Offer the web feed simultaneously with the web version, but with only basic punctuation. Then search engines will find the
<link/> between the two published formats and treat them as the one document. As a side effect, the click-through rate from web feeds may also increase as readers click through to the web version of the document for a better reading experience.
Web designers the world over have run up against the issue of characters in online content – generally letting straight quotes hold sway, detracting from fine web design. As we’ve seen though, in this day and age there actually isn’t very much to prevent us from ensuring our typography enhances our sleek content presentation in the best way it can. It’s time for a turning point in the way designers present our text, now that we have a choice in the matter; in fact, you’ll notice that we at SitePoint have finally put this preaching into practice. Three weeks ago, we took the plunge and embraced the offerings of today’s technology for our articles – and we’d never go back!
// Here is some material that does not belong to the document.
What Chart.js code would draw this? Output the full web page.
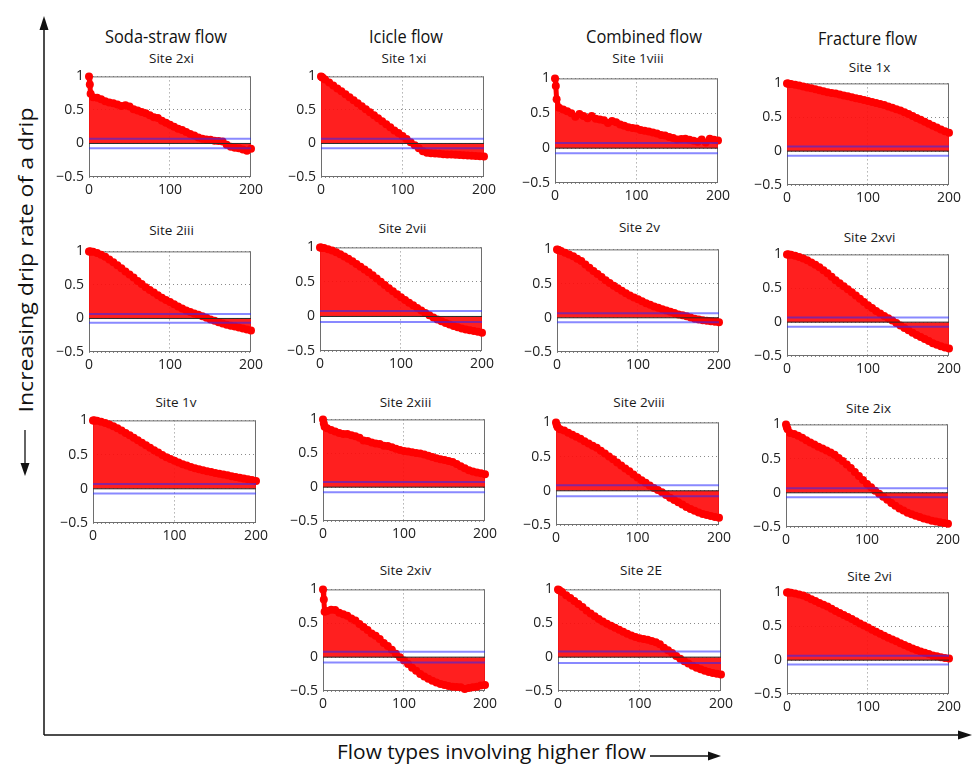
<!DOCTYPE html>
<html>
<head>
<meta charset="utf-8">
<title>Autocorrelation of drip rates by flow type</title>
<script src="https://cdn.jsdelivr.net/npm/chart.js@4.4.1/dist/chart.umd.min.js"></script>
<style>
  html, body { margin: 0; padding: 0; background: #fff; }
  #fig { position: relative; width: 972px; height: 765px; overflow: hidden; }
  #fig canvas { position: absolute; }
  #frame { position: absolute; left: 0; top: 0; }
</style>
</head>
<body>
<div id="fig">
  <svg id="frame" width="972" height="765" xmlns="http://www.w3.org/2000/svg"></svg>
</div>
<script>
// lags shared by every panel
const lags = [0, 1, 2, 5, 10, 15, 20, 25, 30, 35, 40, 45, 50, 55, 60, 65, 70, 75, 80, 85, 90, 95, 100,
  105, 110, 115, 120, 125, 130, 135, 140, 145, 150, 155, 160, 165, 170, 175, 180, 185, 190, 195, 200];

// autocorrelation, one array per site
const acf2xi = [1, 0.88, 0.74, 0.69, 0.68, 0.66, 0.63, 0.61, 0.60, 0.58, 0.56, 0.57, 0.55, 0.51, 0.49, 0.47, 0.45, 0.42, 0.39, 0.38, 0.34, 0.31, 0.28,
  0.25, 0.22, 0.20, 0.17, 0.14, 0.12, 0.09, 0.07, 0.06, 0.055, 0.04, 0.035, 0.03, -0.02, -0.05, -0.065, -0.07, -0.09, -0.11, -0.08];
const acf1xi = [1, 0.99, 0.98, 0.955, 0.91, 0.865, 0.82, 0.78, 0.735, 0.69, 0.645, 0.60, 0.555, 0.51, 0.465, 0.42, 0.375, 0.33, 0.285, 0.24, 0.195, 0.155, 0.11,
  0.065, 0.02, -0.025, -0.07, -0.115, -0.14, -0.145, -0.15, -0.155, -0.16, -0.163, -0.166, -0.17, -0.173, -0.176, -0.18, -0.183, -0.186, -0.19, -0.195];
const acf1viii = [1, 0.89, 0.70, 0.58, 0.555, 0.53, 0.50, 0.45, 0.49, 0.46, 0.43, 0.46, 0.42, 0.41, 0.40, 0.36, 0.39, 0.37, 0.34, 0.32, 0.30, 0.29, 0.28,
  0.26, 0.25, 0.24, 0.225, 0.21, 0.19, 0.18, 0.16, 0.145, 0.125, 0.13, 0.135, 0.12, 0.105, 0.09, 0.125, 0.08, 0.135, 0.12, 0.11];
const acf1x = [1, 0.998, 0.996, 0.99, 0.98, 0.97, 0.955, 0.94, 0.93, 0.915, 0.90, 0.885, 0.87, 0.86, 0.85, 0.835, 0.82, 0.81, 0.795, 0.78, 0.77, 0.755, 0.74,
  0.725, 0.71, 0.695, 0.68, 0.66, 0.64, 0.62, 0.60, 0.575, 0.55, 0.52, 0.49, 0.465, 0.435, 0.405, 0.375, 0.35, 0.32, 0.295, 0.27];
const acf2iii = [1, 0.999, 0.998, 0.995, 0.976, 0.95, 0.92, 0.88, 0.84, 0.795, 0.75, 0.70, 0.655, 0.61, 0.56, 0.515, 0.467, 0.425, 0.387, 0.348, 0.31, 0.277, 0.245,
  0.212, 0.18, 0.15, 0.12, 0.097, 0.075, 0.054, 0.033, 0.01, -0.014, -0.035, -0.057, -0.076, -0.094, -0.107, -0.12, -0.135, -0.15, -0.165, -0.18];
const acf2vii = [1, 0.998, 0.995, 0.99, 0.975, 0.955, 0.93, 0.90, 0.87, 0.835, 0.80, 0.76, 0.72, 0.68, 0.64, 0.595, 0.55, 0.503, 0.456, 0.41, 0.364, 0.32, 0.28,
  0.24, 0.20, 0.162, 0.124, 0.087, 0.05, 0.018, -0.014, -0.043, -0.07, -0.093, -0.115, -0.137, -0.157, -0.175, -0.19, -0.20, -0.21, -0.222, -0.235];
const acf2v = [1, 0.995, 0.99, 0.975, 0.95, 0.925, 0.90, 0.865, 0.83, 0.78, 0.73, 0.685, 0.64, 0.595, 0.55, 0.51, 0.47, 0.432, 0.395, 0.36, 0.325, 0.297, 0.27,
  0.242, 0.214, 0.19, 0.167, 0.146, 0.126, 0.107, 0.088, 0.069, 0.05, 0.036, 0.023, 0.005, -0.014, -0.026, -0.037, -0.044, -0.05, -0.058, -0.065];
const acf2xvi = [1, 0.999, 0.998, 0.995, 0.98, 0.962, 0.94, 0.912, 0.88, 0.847, 0.81, 0.767, 0.72, 0.67, 0.62, 0.575, 0.53, 0.485, 0.44, 0.392, 0.345, 0.297, 0.25,
  0.207, 0.165, 0.127, 0.09, 0.057, 0.025, -0.012, -0.05, -0.085, -0.12, -0.155, -0.19, -0.22, -0.25, -0.28, -0.31, -0.333, -0.355, -0.373, -0.39];
const acf1v = [1, 0.999, 0.998, 0.995, 0.98, 0.962, 0.94, 0.914, 0.886, 0.852, 0.817, 0.783, 0.748, 0.711, 0.674, 0.637, 0.60, 0.565, 0.53, 0.495, 0.46, 0.435, 0.41,
  0.385, 0.36, 0.339, 0.318, 0.302, 0.286, 0.272, 0.258, 0.244, 0.23, 0.219, 0.208, 0.197, 0.185, 0.172, 0.16, 0.149, 0.138, 0.127, 0.115];
const acf2xiii = [1, 0.94, 0.89, 0.87, 0.845, 0.82, 0.80, 0.785, 0.785, 0.766, 0.75, 0.73, 0.69, 0.68, 0.66, 0.645, 0.636, 0.61, 0.607, 0.59, 0.565, 0.55, 0.533,
  0.525, 0.514, 0.505, 0.495, 0.48, 0.463, 0.445, 0.425, 0.41, 0.40, 0.385, 0.37, 0.34, 0.31, 0.28, 0.25, 0.23, 0.215, 0.205, 0.19];
const acf2viii = [1, 0.96, 0.93, 0.90, 0.88, 0.85, 0.82, 0.79, 0.76, 0.725, 0.69, 0.66, 0.63, 0.587, 0.544, 0.502, 0.46, 0.415, 0.37, 0.327, 0.284, 0.24, 0.195,
  0.155, 0.116, 0.079, 0.042, 0.01, -0.023, -0.062, -0.10, -0.133, -0.167, -0.202, -0.237, -0.265, -0.293, -0.317, -0.34, -0.355, -0.37, -0.383, -0.395];
const acf2ix = [1, 0.96, 0.93, 0.875, 0.86, 0.835, 0.805, 0.77, 0.735, 0.705, 0.675, 0.648, 0.62, 0.59, 0.557, 0.51, 0.464, 0.413, 0.362, 0.303, 0.245, 0.187, 0.13,
  0.08, 0.03, -0.013, -0.057, -0.103, -0.15, -0.19, -0.23, -0.26, -0.29, -0.313, -0.337, -0.355, -0.374, -0.392, -0.41, -0.42, -0.43, -0.442, -0.453];
const acf2xiv = [1, 0.85, 0.67, 0.68, 0.70, 0.695, 0.657, 0.634, 0.61, 0.57, 0.54, 0.49, 0.446, 0.40, 0.35, 0.315, 0.268, 0.21, 0.164, 0.108, 0.05, 0.0, -0.05,
  -0.10, -0.155, -0.20, -0.25, -0.285, -0.32, -0.35, -0.375, -0.395, -0.41, -0.425, -0.437, -0.442, -0.446, -0.47, -0.455, -0.445, -0.437, -0.42, -0.41];
const acf2E = [1, 0.99, 0.985, 0.96, 0.915, 0.872, 0.83, 0.785, 0.74, 0.69, 0.643, 0.602, 0.563, 0.527, 0.493, 0.462, 0.432, 0.403, 0.375, 0.347, 0.32, 0.298, 0.28,
  0.268, 0.258, 0.24, 0.22, 0.19, 0.14, 0.10, 0.06, 0.018, -0.023, -0.06, -0.094, -0.126, -0.155, -0.18, -0.20, -0.218, -0.235, -0.247, -0.258];
const acf2vi = [1, 0.999, 0.998, 0.995, 0.985, 0.97, 0.953, 0.928, 0.90, 0.872, 0.845, 0.817, 0.79, 0.758, 0.727, 0.697, 0.667, 0.636, 0.606, 0.573, 0.54, 0.51, 0.48,
  0.45, 0.42, 0.39, 0.36, 0.332, 0.305, 0.277, 0.25, 0.223, 0.197, 0.173, 0.15, 0.129, 0.108, 0.089, 0.07, 0.056, 0.042, 0.032, 0.023];

const sites = ['Site 2xi', 'Site 1xi', 'Site 1viii', 'Site 1x',
  'Site 2iii', 'Site 2vii', 'Site 2v', 'Site 2xvi',
  'Site 1v', 'Site 2xiii', 'Site 2viii', 'Site 2ix',
  'Site 2xiv', 'Site 2E', 'Site 2vi'];
const series = [acf2xi, acf1xi, acf1viii, acf1x,
  acf2iii, acf2vii, acf2v, acf2xvi,
  acf1v, acf2xiii, acf2viii, acf2ix,
  acf2xiv, acf2E, acf2vi];
// confidence bounds (blue lines), +/- value
const bounds = [0.07, 0.07, 0.075, 0.07, 0.065, 0.08, 0.065, 0.07, 0.07, 0.075, 0.08, 0.065, 0.08, 0.085, 0.065];

const xTicks = [0, 100, 200];
const yTicks = [-0.5, 0, 0.5, 1];
const columnTitles = ['Soda-straw flow', 'Icicle flow', 'Combined flow', 'Fracture flow'];
const yLabel = 'Increasing drip rate of a drip';
const xLabel = 'Flow types involving higher flow';

// layout: plot area left, top, width, height, title baseline
const panels = [
  [89, 71, 165, 106, 63], [321, 71, 166, 106, 63], [555, 73, 166, 110, 63], [787, 78, 165, 107, 72],
  [89, 246, 165, 106, 235], [320, 242, 165, 109, 233], [557, 244, 165, 108, 232], [787, 249, 165, 107, 242],
  [93, 415, 166, 108, 407], [323, 414, 165, 107, 407], [556, 417, 166, 108, 407], [786, 419, 165, 108, 413],
  [323, 584, 165, 107, 575], [558, 584, 166, 107, 575], [787, 587, 165, 107, 581]
];
// column headings: left, baseline, text length
const headPos = [[105, 43, 122], [369, 43, 74], [586, 43, 116], [818, 45, 99]];

const FONT = '"Open Sans", "Noto Sans", sans-serif';
const fig = document.getElementById('fig');
const svg = document.getElementById('frame');
const NS = 'http://www.w3.org/2000/svg';

function add(tag, attrs, text) {
  const el = document.createElementNS(NS, tag);
  for (const k in attrs) el.setAttribute(k, attrs[k]);
  if (text) el.textContent = text;
  svg.appendChild(el);
  return el;
}

// big axes with arrows
add('line', { x1: 44, y1: 28, x2: 44, y2: 735, stroke: '#111', 'stroke-width': 1.5 });
add('polygon', { points: '44,16 39.5,30 48.5,30', fill: '#111' });
add('line', { x1: 44, y1: 735, x2: 960, y2: 735, stroke: '#111', 'stroke-width': 1.5 });
add('polygon', { points: '972,735 958,730.5 958,739.5', fill: '#111' });
add('text', { transform: 'translate(33,260) rotate(-90)', 'text-anchor': 'middle', 'font-family': FONT,
  'font-size': 20, fill: '#111', textLength: 305, lengthAdjust: 'spacingAndGlyphs' }, yLabel);
add('line', { x1: 25, y1: 430, x2: 25, y2: 466, stroke: '#111', 'stroke-width': 1.3 });
add('polygon', { points: '25,476 20.5,463 29.5,463', fill: '#111' });
add('text', { x: 337, y: 759, 'font-family': FONT, 'font-size': 20, fill: '#111',
  textLength: 309, lengthAdjust: 'spacingAndGlyphs' }, xLabel);
add('line', { x1: 650, y1: 756, x2: 710, y2: 756, stroke: '#111', 'stroke-width': 1.3 });
add('polygon', { points: '721,756 708,751.5 708,760.5', fill: '#111' });

columnTitles.forEach((t, i) => {
  const p = headPos[i];
  add('text', { x: p[0], y: p[1], 'font-family': FONT, 'font-size': 18, fill: '#111',
    textLength: p[2], lengthAdjust: 'spacingAndGlyphs' }, t);
});

const boxPlugin = {
  id: 'box',
  beforeDatasetsDraw(chart) {
    const a = chart.chartArea, c = chart.ctx;
    c.save();
    c.strokeStyle = '#6e6e6e';
    c.lineWidth = 1;
    c.strokeRect(a.left + 0.5, a.top + 0.5, a.right - a.left - 1, a.bottom - a.top - 1);
    c.restore();
  }
};

function hline(y, color, width) {
  return {
    data: [{ x: xTicks[0], y: y }, { x: xTicks[xTicks.length - 1], y: y }],
    borderColor: color, borderWidth: width, pointRadius: 0, fill: false
  };
}

const tickFont = { family: FONT, size: 14 };

panels.forEach((p, i) => {
  const [bx, by, bw, bh, ty] = p;
  add('text', { x: bx + bw / 2, y: ty, 'text-anchor': 'middle', 'font-family': FONT, 'font-size': 13.5, fill: '#1a1a1a' }, sites[i]);

  const cv = document.createElement('canvas');
  cv.width = bw + 58;
  cv.height = bh + 36;
  cv.style.left = (bx - 44) + 'px';
  cv.style.top = (by - 8) + 'px';
  fig.appendChild(cv);

  const vals = series[i];
  const b = bounds[i];
  new Chart(cv, {
    type: 'line',
    data: {
      datasets: [
        hline(0, '#2a2a2a', 1),
        hline(b, 'rgba(40,40,255,0.55)', 2),
        hline(-b, 'rgba(40,40,255,0.55)', 2),
        {
          data: lags.map((l, k) => ({ x: l, y: vals[k] })),
          borderColor: '#ff0000', borderWidth: 5, tension: 0,
          borderJoinStyle: 'round', borderCapStyle: 'round',
          backgroundColor: 'rgba(255,12,12,0.92)', fill: 'origin',
          pointRadius: 4, pointBackgroundColor: '#ff0000', pointBorderWidth: 0,
          clip: false
        }
      ]
    },
    options: {
      responsive: false, animation: false, devicePixelRatio: 1, events: [],
      layout: { padding: { left: 4, top: 8, right: 14, bottom: 4 } },
      plugins: { legend: { display: false }, tooltip: { enabled: false } },
      scales: {
        x: {
          type: 'linear', min: xTicks[0], max: xTicks[xTicks.length - 1],
          afterBuildTicks: s => { s.ticks = xTicks.map(v => ({ value: v })); },
          afterFit: s => { s.height = 24; },
          ticks: { font: tickFont, color: '#222', padding: 5, maxRotation: 0, autoSkip: false },
          grid: { color: '#8a8a8a', drawTicks: false },
          border: { display: false, dash: [1, 3] }
        },
        y: {
          type: 'linear', min: yTicks[0], max: yTicks[yTicks.length - 1],
          afterBuildTicks: s => { s.ticks = yTicks.map(v => ({ value: v })); },
          afterFit: s => { s.width = 40; },
          ticks: {
            font: tickFont, color: '#222', padding: 5,
            callback: v => (v < 0 ? '\u2212' + Math.abs(v) : String(v))
          },
          grid: { color: '#8a8a8a', drawTicks: false },
          border: { display: false, dash: [1, 3] }
        }
      }
    },
    plugins: [boxPlugin]
  });
});
</script>
</body>
</html>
The first problem designers run into when using rich punctuation is the limitations of the input method: the keyboard. But, as we’ve seen, there are several decent and quite trivial solutions to circumventing this limitation. The second problem that trips us up is the document delivery. It is necessary to carefully declare the encoding used in the document through minor server-side changes.
With these obstacles out of the way, there is no reason to hold back on the punctuation – so embrace Unicode and give your readers a richer typographic experience!